William Seach Green Week

National Green Week is a campaign that occurred during the week of February 2–8, 2009 in the United States, to teach school children about recycling, reusing, and reducing waste and other ways to advocate for the environment. “The whole week, we’ll have kids sign a pledge that they will not bring any trash to school — nothing that will go in the trash,” says Leslie Castle, co-founder, along with her sister Victoria Waters, of the Green Education Foundation, the non-profit that is launching National Green Week.

National Green Week was conceived based on the results of the Fisher Green School Experiment, and had a pilot run in December 2008, at Weymouth Seach Elementary School in Weymouth Massachusetts.

In 2009, the Green Education Foundation's goal was to sign up 2000 schools including 1 million students which, according to WCVB TV, would reduce trash going to landfills by 2 million pounds for the very first National Green Week. By the end of the 2009 National Green Week, a total of more than 250,000 children in 500 schools across 44 states participated to reduce waste and promote sustainability.

==National Green Week Pilot Schools==

===The Fisher Green School Experiment===
Students at Fisher Elementary School in Walpole, Massachusetts, conducted a trash experiment. For two weeks they collected and weighed their trash, including juice boxes and snack wrappers. The school collected 450 lbs. of trash a day. Then they received a "Green Pack", which was itself a reusable shopping bag, and included a water bottle and reusable snack containers. They were able to reduce their trash by 70% using these "Green Packs" Teacher Lisa Grasso's third grade class in particular recorded less than an ounce of trash in 2 weeks.

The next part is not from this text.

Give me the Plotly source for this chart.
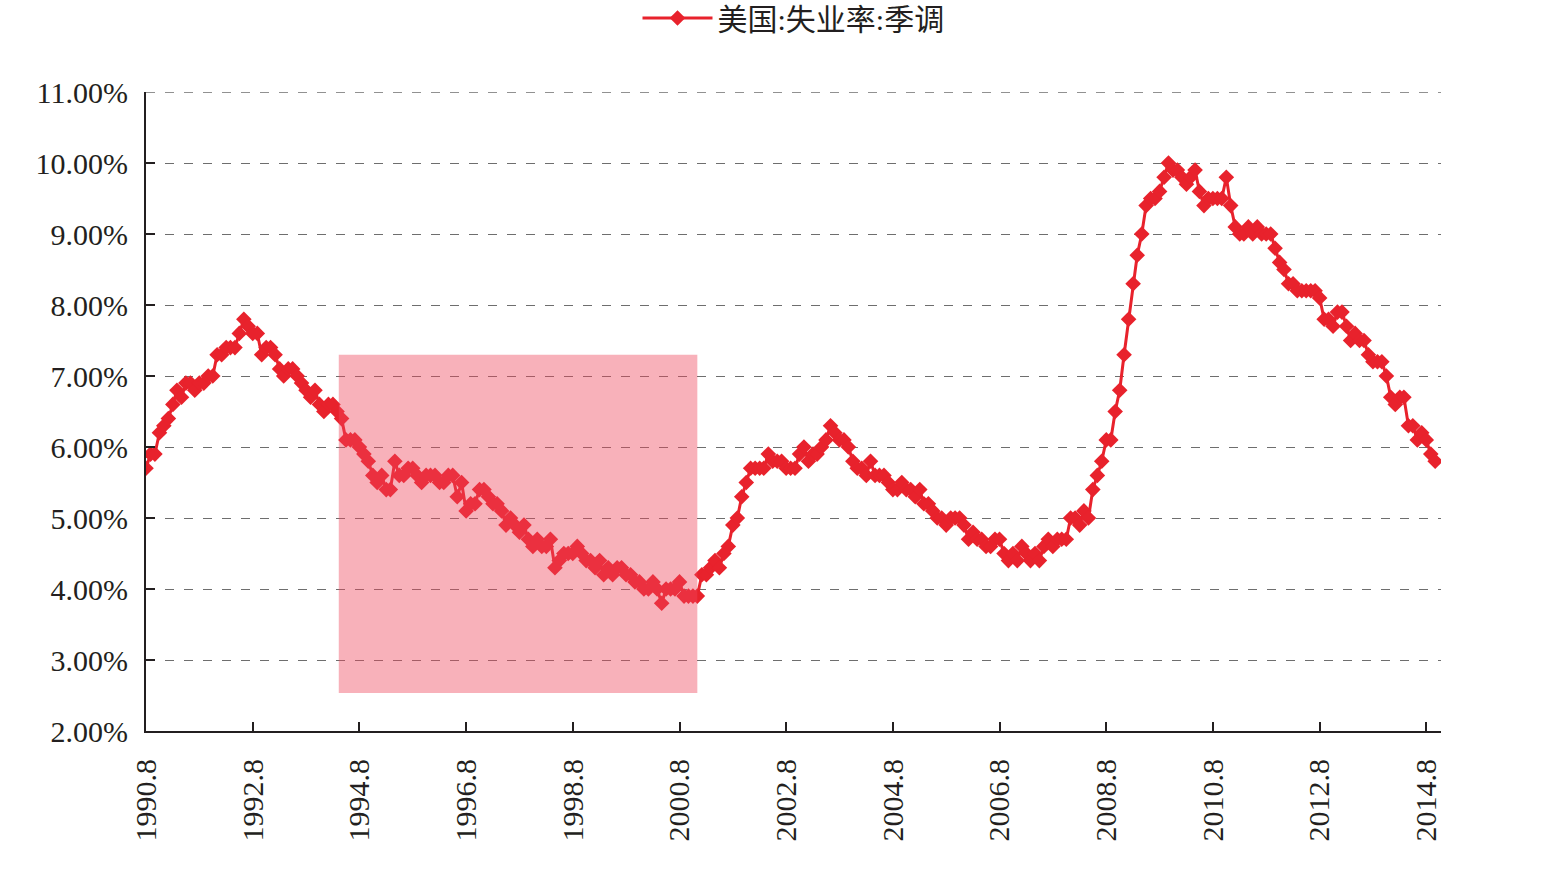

===The William Seach Green Week===
Like the students at Fisher Elementary, students at William Seach Elementary in Weymouth, Massachusetts, weighed their trash. The school of 370 students collected 25 lbs. of trash a day. After receiving green packs, they reduced their trash by 86% to 3.4 lbs. of trash a day. Town employees were also encouraged to reduce waste by Weymouth Mayor Sue Kay. "That brings the parents into it. They kind of get into it with creating the lunches. And if we show our employees that the children are participating, then why can't we do it also?"